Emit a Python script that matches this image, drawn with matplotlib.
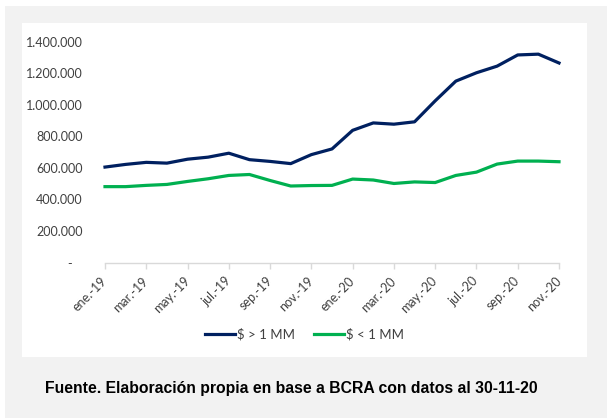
import matplotlib.pyplot as plt
from matplotlib.patches import Rectangle
from matplotlib.ticker import FuncFormatter

# meses ene-19 .. nov-20
MESES = ["ene.-19", "feb.-19", "mar.-19", "abr.-19", "may.-19", "jun.-19",
         "jul.-19", "ago.-19", "sep.-19", "oct.-19", "nov.-19", "dic.-19",
         "ene.-20", "feb.-20", "mar.-20", "abr.-20", "may.-20", "jun.-20",
         "jul.-20", "ago.-20", "sep.-20", "oct.-20", "nov.-20"]

MAYOR_1MM = [605000, 622000, 635000, 630000, 655000, 668000, 693000, 652000,
             641000, 627000, 684000, 720000, 838000, 885000, 877000, 892000,
             1025000, 1150000, 1203000, 1245000, 1316000, 1321000, 1265000]

MENOR_1MM = [481000, 481000, 489000, 495000, 514000, 531000, 552000, 558000,
             520000, 485000, 488000, 489000, 529000, 523000, 501000, 511000,
             507000, 552000, 573000, 624000, 643000, 643000, 639000]

Y_TICKS = [0, 200000, 400000, 600000, 800000, 1000000, 1200000, 1400000]

AZUL = "#002060"
VERDE = "#00B050"
GRIS_TXT = "#404040"
GRIS_EJE = "#d9d9d9"

W, H = 607, 418

plt.rcParams["font.family"] = ["Lato", "DejaVu Sans"]

fig = plt.figure(figsize=(W / 100, H / 100), dpi=100)
fig.patch.set_facecolor("white")

# fondo gris y panel blanco del grafico
fig.patches.append(Rectangle((5 / W, 0), 1 - 5 / W, 1 - 6 / H,
                             transform=fig.transFigure, facecolor="#f2f2f2",
                             edgecolor="none", zorder=-10))
fig.patches.append(Rectangle((22 / W, 1 - 357 / H), (587 - 22) / W, (357 - 23) / H,
                             transform=fig.transFigure, facecolor="white",
                             edgecolor="none", zorder=-9))

ax = fig.add_axes([105 / W, 1 - 262.5 / H, (559 - 105) / W, (262.5 - 41.7) / H])
ax.patch.set_alpha(0)

x = list(range(len(MESES)))
l1, = ax.plot(x, MAYOR_1MM, color=AZUL, lw=2.3, label="$ > 1 MM", clip_on=False)
l2, = ax.plot(x, MENOR_1MM, color=VERDE, lw=2.3, label="$ < 1 MM", clip_on=False)

ax.set_xlim(0, len(MESES) - 1)
ax.set_ylim(0, 1400000)

ax.set_yticks(Y_TICKS)
ax.yaxis.set_major_formatter(FuncFormatter(
    lambda v, p: "-   " if v == 0 else f"{int(v):,}".replace(",", ".")))
ax.tick_params(axis="y", length=0, pad=16, labelsize=9, labelcolor=GRIS_TXT)

ax.set_xticks(x[::2])
ax.set_xticklabels(MESES[::2], rotation=45, ha="right", va="center",
                   rotation_mode="anchor")
ax.tick_params(axis="x", length=4, width=1, color=GRIS_EJE, pad=8,
               labelsize=9, labelcolor=GRIS_TXT)

for s in ("top", "right", "left"):
    ax.spines[s].set_visible(False)
ax.spines["bottom"].set_color(GRIS_EJE)
ax.spines["bottom"].set_linewidth(1)

fig.legend(handles=[l1, l2], loc="center", bbox_to_anchor=(304.5 / W, 1 - 334 / H),
           ncol=2, frameon=False, fontsize=9.5, handlelength=2.3,
           handletextpad=0.15, columnspacing=1.4, labelcolor=GRIS_TXT)

fig.text(45 / W, 1 - 388 / H,
         "Fuente. Elaboración propia en base a BCRA con datos al 30-11-20",
         family=["Liberation Sans", "DejaVu Sans"], fontweight="bold",
         fontsize=11.3, color="black", ha="left", va="center")

fig.savefig("out.png", dpi=100)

**Do this:** Reproduce each line exactly, please, except for any pictures.

**Final result:**
Emit a Python script that matches this image, drawn with matplotlib.
import matplotlib.pyplot as plt
from matplotlib.patches import Rectangle
from matplotlib.ticker import FuncFormatter

# meses ene-19 .. nov-20
MESES = ["ene.-19", "feb.-19", "mar.-19", "abr.-19", "may.-19", "jun.-19",
         "jul.-19", "ago.-19", "sep.-19", "oct.-19", "nov.-19", "dic.-19",
         "ene.-20", "feb.-20", "mar.-20", "abr.-20", "may.-20", "jun.-20",
         "jul.-20", "ago.-20", "sep.-20", "oct.-20", "nov.-20"]

MAYOR_1MM = [605000, 622000, 635000, 630000, 655000, 668000, 693000, 652000,
             641000, 627000, 684000, 720000, 838000, 885000, 877000, 892000,
             1025000, 1150000, 1203000, 1245000, 1316000, 1321000, 1265000]

MENOR_1MM = [481000, 481000, 489000, 495000, 514000, 531000, 552000, 558000,
             520000, 485000, 488000, 489000, 529000, 523000, 501000, 511000,
             507000, 552000, 573000, 624000, 643000, 643000, 639000]

Y_TICKS = [0, 200000, 400000, 600000, 800000, 1000000, 1200000, 1400000]

AZUL = "#002060"
VERDE = "#00B050"
GRIS_TXT = "#404040"
GRIS_EJE = "#d9d9d9"

W, H = 607, 418

plt.rcParams["font.family"] = ["Lato", "DejaVu Sans"]

fig = plt.figure(figsize=(W / 100, H / 100), dpi=100)
fig.patch.set_facecolor("white")

# fondo gris y panel blanco del grafico
fig.patches.append(Rectangle((5 / W, 0), 1 - 5 / W, 1 - 6 / H,
                             transform=fig.transFigure, facecolor="#f2f2f2",
                             edgecolor="none", zorder=-10))
fig.patches.append(Rectangle((22 / W, 1 - 357 / H), (587 - 22) / W, (357 - 23) / H,
                             transform=fig.transFigure, facecolor="white",
                             edgecolor="none", zorder=-9))

ax = fig.add_axes([105 / W, 1 - 262.5 / H, (559 - 105) / W, (262.5 - 41.7) / H])
ax.patch.set_alpha(0)

x = list(range(len(MESES)))
l1, = ax.plot(x, MAYOR_1MM, color=AZUL, lw=2.3, label="$ > 1 MM", clip_on=False)
l2, = ax.plot(x, MENOR_1MM, color=VERDE, lw=2.3, label="$ < 1 MM", clip_on=False)

ax.set_xlim(0, len(MESES) - 1)
ax.set_ylim(0, 1400000)

ax.set_yticks(Y_TICKS)
ax.yaxis.set_major_formatter(FuncFormatter(
    lambda v, p: "-   " if v == 0 else f"{int(v):,}".replace(",", ".")))
ax.tick_params(axis="y", length=0, pad=16, labelsize=9, labelcolor=GRIS_TXT)

ax.set_xticks(x[::2])
ax.set_xticklabels(MESES[::2], rotation=45, ha="right", va="center",
                   rotation_mode="anchor")
ax.tick_params(axis="x", length=4, width=1, color=GRIS_EJE, pad=8,
               labelsize=9, labelcolor=GRIS_TXT)

for s in ("top", "right", "left"):
    ax.spines[s].set_visible(False)
ax.spines["bottom"].set_color(GRIS_EJE)
ax.spines["bottom"].set_linewidth(1)

fig.legend(handles=[l1, l2], loc="center", bbox_to_anchor=(304.5 / W, 1 - 334 / H),
           ncol=2, frameon=False, fontsize=9.5, handlelength=2.3,
           handletextpad=0.15, columnspacing=1.4, labelcolor=GRIS_TXT)

fig.text(45 / W, 1 - 388 / H,
         "Fuente. Elaboración propia en base a BCRA con datos al 30-11-20",
         family=["Liberation Sans", "DejaVu Sans"], fontweight="bold",
         fontsize=11.3, color="black", ha="left", va="center")

fig.savefig("out.png", dpi=100)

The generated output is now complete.